Sunday, May 25, 2008

Re: [GENERAL] Copying data from a table to another database

Pedro Doria Meunier wrote:
> Hi all,
>
> This is perhaps a very 'newbie' question but for the life of me, I can't
> see a way to do it without resorting to programming... (blush)

As far as I'm concerned writing SQL is programming. It's not (usually)
procedural, but neither is Prolog, ML, Haskell, or any other number of
programming languages.

Anyway ... your question doesn't seem to be all that specific, but it
sounds like you've done a database migration where the data from one
table was excluded from the migration. You now wish to copy that table's
contents to the new server as well, merging it with the data in the same
table that's been created since the migration.

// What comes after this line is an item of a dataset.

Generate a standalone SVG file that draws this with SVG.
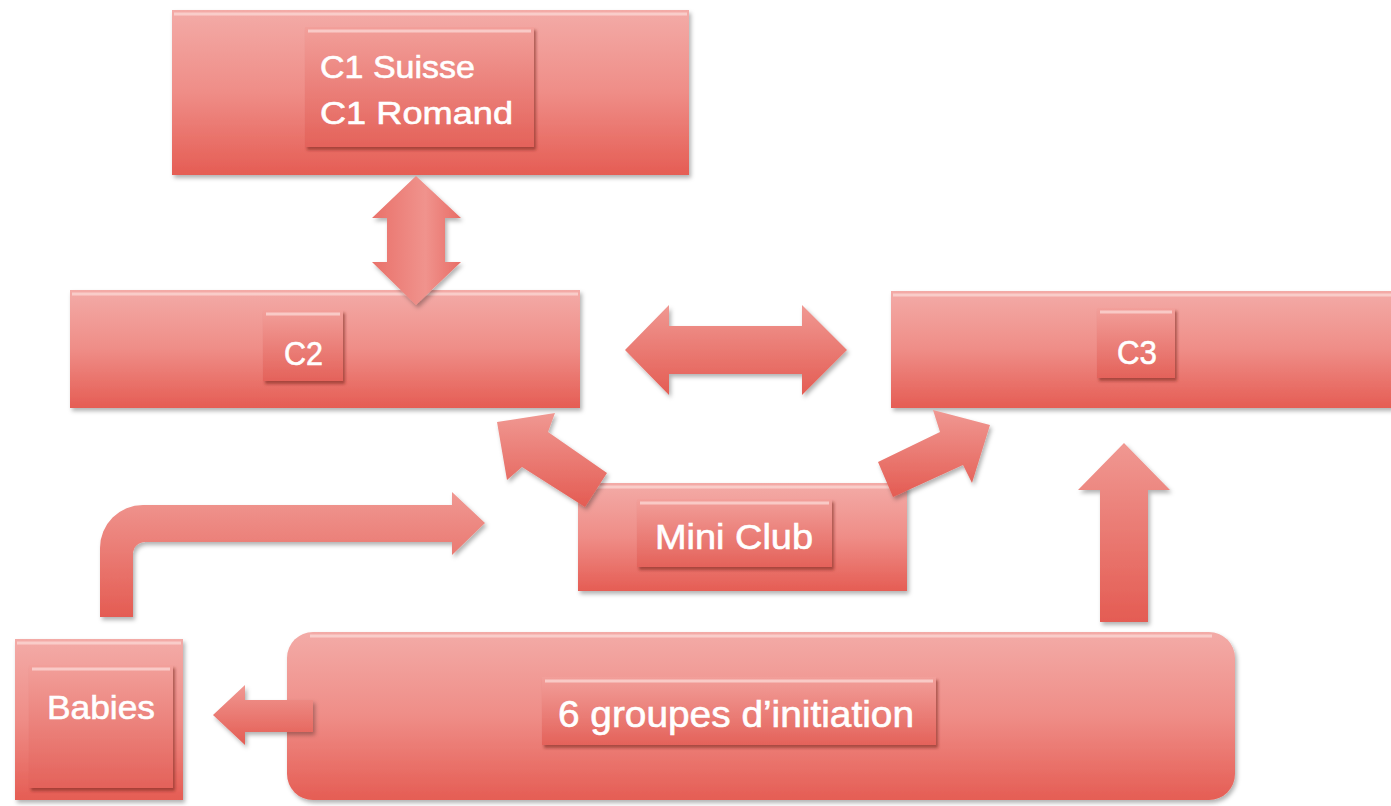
<svg xmlns="http://www.w3.org/2000/svg" width="1391" height="806" viewBox="0 0 1391 806">
<defs>
<linearGradient id="boxGrad" x1="0" y1="0" x2="0" y2="1">
<stop offset="0" stop-color="#f3aba7"/>
<stop offset="0.5" stop-color="#ef8d87"/>
<stop offset="1" stop-color="#e55d54"/>
</linearGradient>
<linearGradient id="innerGrad" x1="0" y1="0" x2="0" y2="1">
<stop offset="0" stop-color="#f29f9a"/>
<stop offset="1" stop-color="#e4625a"/>
</linearGradient>
<linearGradient id="arrowV" x1="0" y1="0" x2="0" y2="1">
<stop offset="0" stop-color="#f09892"/>
<stop offset="1" stop-color="#e45c53"/>
</linearGradient>
<linearGradient id="arrowH" x1="0" y1="0" x2="1" y2="0">
<stop offset="0" stop-color="#e9716a"/>
<stop offset="0.6" stop-color="#f0938d"/>
<stop offset="1" stop-color="#e86d66"/>
</linearGradient>
<filter id="shadow" x="-10%" y="-10%" width="120%" height="130%">
<feDropShadow dx="2" dy="3" stdDeviation="2" flood-color="#000" flood-opacity="0.3"/>
</filter>
<filter id="innerShadow" x="-10%" y="-10%" width="125%" height="130%">
<feDropShadow dx="2" dy="3" stdDeviation="1.5" flood-color="#7a2520" flood-opacity="0.6"/>
</filter>
</defs>
<style>
.outer{fill:url(#boxGrad);filter:url(#shadow);}
.inner{fill:url(#innerGrad);filter:url(#innerShadow);}
.hl{stroke:#fbd6d3;stroke-width:3;opacity:0.8;}
.lbl{font-family:"Liberation Sans",Arial,sans-serif;fill:#ffffff;stroke:#ffffff;stroke-width:0.6;}
.arr{filter:url(#shadow);}
</style>

<g id="node-c1">
<rect class="outer" x="172" y="10" width="517" height="165"/>
<line class="hl" x1="174" y1="14" x2="687" y2="14"/>
<rect class="inner" x="305" y="27" width="229" height="120"/>
<line class="hl" x1="308" y1="31" x2="531" y2="31"/>
<text class="lbl" x="320" y="78" font-size="32" textLength="155" lengthAdjust="spacingAndGlyphs">C1 Suisse</text>
<text class="lbl" x="320" y="124" font-size="32" textLength="193" lengthAdjust="spacingAndGlyphs">C1 Romand</text>
</g>

<g id="node-c2">
<rect class="outer" x="70" y="290" width="510" height="118"/>
<line class="hl" x1="72" y1="294" x2="578" y2="294"/>
<rect class="inner" x="263" y="310" width="80" height="71"/>
<line class="hl" x1="266" y1="314" x2="340" y2="314"/>
<text class="lbl" x="284" y="365" font-size="34" textLength="39" lengthAdjust="spacingAndGlyphs">C2</text>
</g>

<g id="node-c3">
<rect class="outer" x="891" y="291" width="502" height="117"/>
<line class="hl" x1="893" y1="295" x2="1391" y2="295"/>
<rect class="inner" x="1097" y="308" width="78" height="70"/>
<line class="hl" x1="1100" y1="312" x2="1172" y2="312"/>
<text class="lbl" x="1117" y="364" font-size="34" textLength="40" lengthAdjust="spacingAndGlyphs">C3</text>
</g>

<g id="node-miniclub">
<rect class="outer" x="578" y="483" width="329" height="108"/>
<line class="hl" x1="580" y1="487" x2="905" y2="487"/>
<rect class="inner" x="637" y="499" width="195" height="68"/>
<line class="hl" x1="640" y1="503" x2="829" y2="503"/>
<text class="lbl" x="655" y="549" font-size="35" textLength="158" lengthAdjust="spacingAndGlyphs">Mini Club</text>
</g>

<g id="node-babies">
<rect class="outer" x="15" y="639" width="168" height="161"/>
<line class="hl" x1="17" y1="643" x2="181" y2="643"/>
<rect class="inner" x="29" y="665" width="144" height="123"/>
<line class="hl" x1="32" y1="669" x2="170" y2="669"/>
<text class="lbl" x="47" y="719" font-size="34" textLength="108" lengthAdjust="spacingAndGlyphs">Babies</text>
</g>

<g id="node-initiation">
<rect class="outer" x="287" y="632" width="948" height="168" rx="26" ry="26"/>
<line class="hl" x1="310" y1="636" x2="1212" y2="636"/>
<rect class="inner" x="542" y="677" width="394" height="68"/>
<line class="hl" x1="545" y1="681" x2="933" y2="681"/>
<text class="lbl" x="558" y="727" font-size="37" textLength="356" lengthAdjust="spacingAndGlyphs">6 groupes d’initiation</text>
</g>

<g id="connectors">
<polygon class="arr" fill="url(#arrowH)" points="416,176 461,218 445,218 445,262 461,262 416,305 372,262 387,262 387,218 372,218"/>
<polygon class="arr" fill="url(#arrowV)" points="625,350 669,305 669,326 802,326 802,305 847,350 802,395 802,374 669,374 669,395"/>
<polygon class="arr" fill="url(#arrowV)" points="497,422 555,413 548,432 607,473 585,507 522,467 507,480"/>
<polygon class="arr" fill="url(#arrowV)" points="990,425 972,483 963,465 893,497 878,462 940,432 933,410"/>
<polygon class="arr" fill="url(#arrowV)" points="1124,443 1170,490 1148,490 1148,622 1100,622 1100,490 1078,490"/>
<path class="arr" fill="url(#arrowV)" d="M100,617 L100,548 A43,43 0 0 1 143,505 L452,505 L452,492 L485,523 L452,555 L452,542 L145,542 A12,12 0 0 0 133,554 L133,617 Z"/>
<polygon class="arr" fill="url(#arrowV)" points="213,715 245,685 245,700 313,700 313,732 245,732 245,745"/>
</g>
</svg>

If it's just a history table I don't really see what's wrong with doing
a data-only dump of just that table using pg_dump, removing any DELETE
or TRUNCATE statements from the dump script, then running the load
script on the new server. That does assume you reserved space in any
primary key ID sequence in the new table though.

If there are primary key ID conflicts and you don't actually care about
the primary key values you may be able to load the data into a temporary
table then do an INSERT...SELECT that generates new primary keys with
`nextval' / DEFAULT and copies all other fields.

Personally I don't bother putting a primary key on history tables unless
it needs to be accessed by an ORM layer or similar, but I realise lots
of people do.

If all the above completely misses the point then either I've totally
misread your question or you might want to explain it in a bit more detail.